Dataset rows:
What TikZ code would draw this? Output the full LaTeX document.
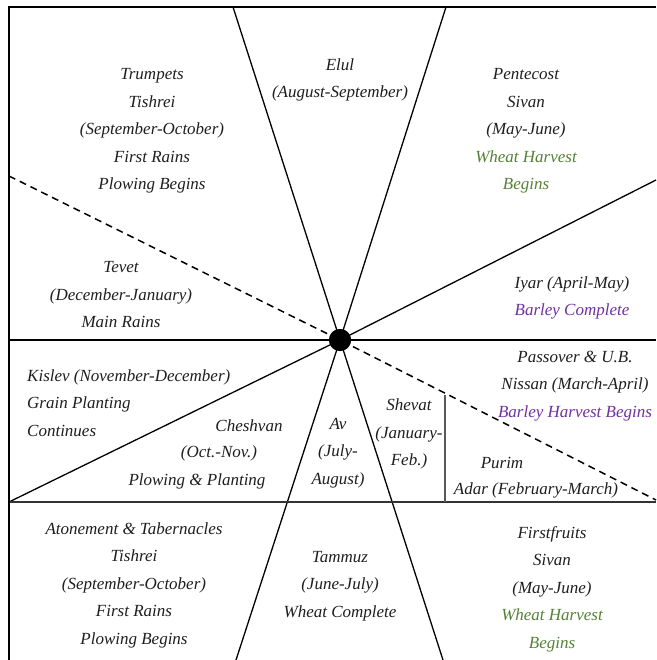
\documentclass[tikz,border=0pt]{standalone}
\usepackage{fontspec}
\setmainfont{Liberation Serif}
\definecolor{wgreen}{HTML}{548235}
\definecolor{bpurple}{HTML}{7030A0}
\definecolor{txt}{HTML}{1E1E1E}
\begin{document}
\begin{tikzpicture}[x=1pt,y=-1pt,
  lbl/.style={font=\itshape\fontsize{17}{27.5}\selectfont, align=center, inner sep=0pt, text=txt},
  radial/.style={line width=1.3pt},
  dashline/.style={line width=1.5pt, dash pattern=on 7pt off 5pt},
  frameline/.style={line width=2.6pt},
  hub/.style={circle, fill=black, minimum size=22pt, inner sep=0pt}]
\useasboundingbox (0,0) rectangle (656,660);
% coordinates
\coordinate (TL) at (9,7);
\coordinate (TR) at (656,7);
\coordinate (BL) at (9,660);
\coordinate (t1) at (233,7);
\coordinate (b1) at (443,660);
\coordinate (t2) at (446,7);
\coordinate (b2) at (236,660);
\coordinate (r1) at (656,180);
\coordinate (l1) at (9,502);
\coordinate (dl) at (9,176);
\coordinate (dr) at (656,500);
\coordinate (hl) at (9,340);
\coordinate (hr) at (656,340);
\coordinate (h2l) at (9,502);
\coordinate (h2r) at (656,502);
\coordinate (g1) at (445,395);
\coordinate (g2) at (445,502);
\node[hub] (c) at (340,340) {};
% lines
\draw[radial] (t1) -- (c.center) -- (b1);
\draw[radial] (t2) -- (c.center) -- (b2);
\draw[radial] (l1) -- (c.center) -- (r1);
\draw[radial] (hl) -- (hr);
\draw[line width=1.5pt, black!80] (h2l) -- (h2r);
\draw[line width=1.6pt, black!65] (g1) -- (g2);
\draw[dashline] (dl) -- (c.center) -- (dr);
\draw[frameline] (BL) -- (TL) -- (TR);
\node[hub] at (c.center) {};
% labels
\node[lbl] (trumpets) at (152,131) {Trumpets\\Tishrei\\(September-October)\\First Rains\\Plowing Begins};
\node[lbl] (elul) at (340,80) {Elul\\(August-September)};
\node[lbl] (pentecost) at (526,131) {Pentecost\\Sivan\\(May-June)\\\textcolor{wgreen}{Wheat Harvest}\\\textcolor{wgreen}{Begins}};
\node[lbl] (tevet) at (121,295) {Tevet\\(December-January)\\Main Rains};
\node[lbl] (iyar) at (572,298) {Iyar (April-May)\\\textcolor{bpurple}{Barley Complete}};
\node[lbl, align=left, anchor=west] (kislev) at (27,403) {Kislev (November-December)\\Grain Planting\\Continues};
\node[lbl] (passover) at (575,386) {Passover \& U.B.\\Nissan (March-April)\\\textcolor{bpurple}{Barley Harvest Begins}};
\node[lbl] (cheshvan1) at (249,426) {Cheshvan};
\node[lbl] (cheshvan2) at (219,453) {(Oct.-Nov.)};
\node[lbl] (cheshvan3) at (197,481) {Plowing \& Planting};
\node[lbl] (av) at (338,453) {Av\\(July-\\August)};
\node[lbl] (shevat) at (409,434) {Shevat\\(January-\\Feb.)};
\node[lbl] (purim) at (502,463) {Purim};
\node[lbl] (adar) at (536,490) {Adar (February-March)};
\node[lbl] (atonement) at (134,585) {Atonement \& Tabernacles\\Tishrei\\(September-October)\\First Rains\\Plowing Begins};
\node[lbl] (tammuz) at (340,586) {Tammuz\\(June-July)\\Wheat Complete};
\node[lbl] (firstfruits) at (552,589) {Firstfruits\\Sivan\\(May-June)\\\textcolor{wgreen}{Wheat Harvest}\\\textcolor{wgreen}{Begins}};
\end{tikzpicture}
\end{document}
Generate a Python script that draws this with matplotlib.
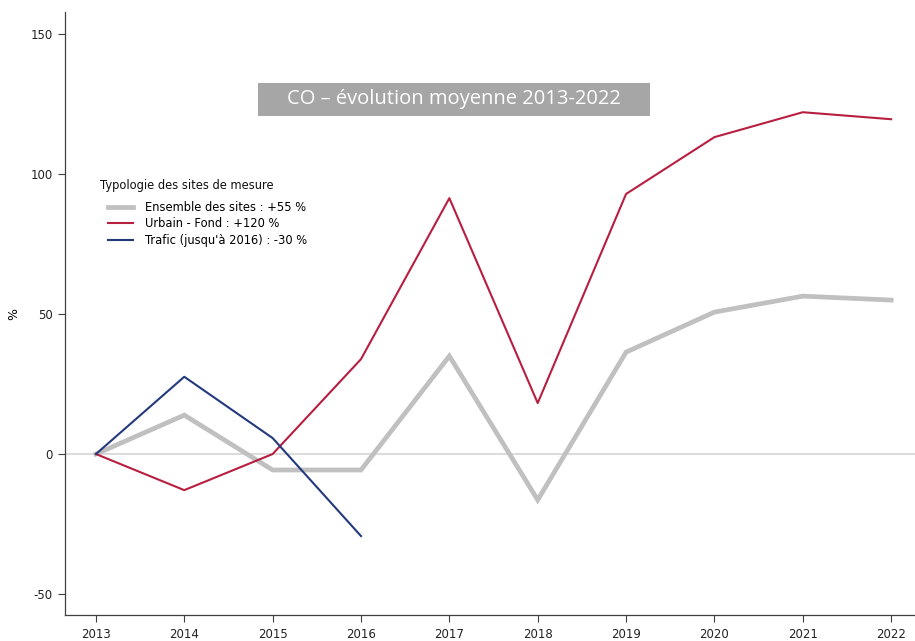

■ TASK DIRECTIONS: Say how many lines hold the word "this", giving the number and nothing else.

■ EXERCISE RESPONSE: 2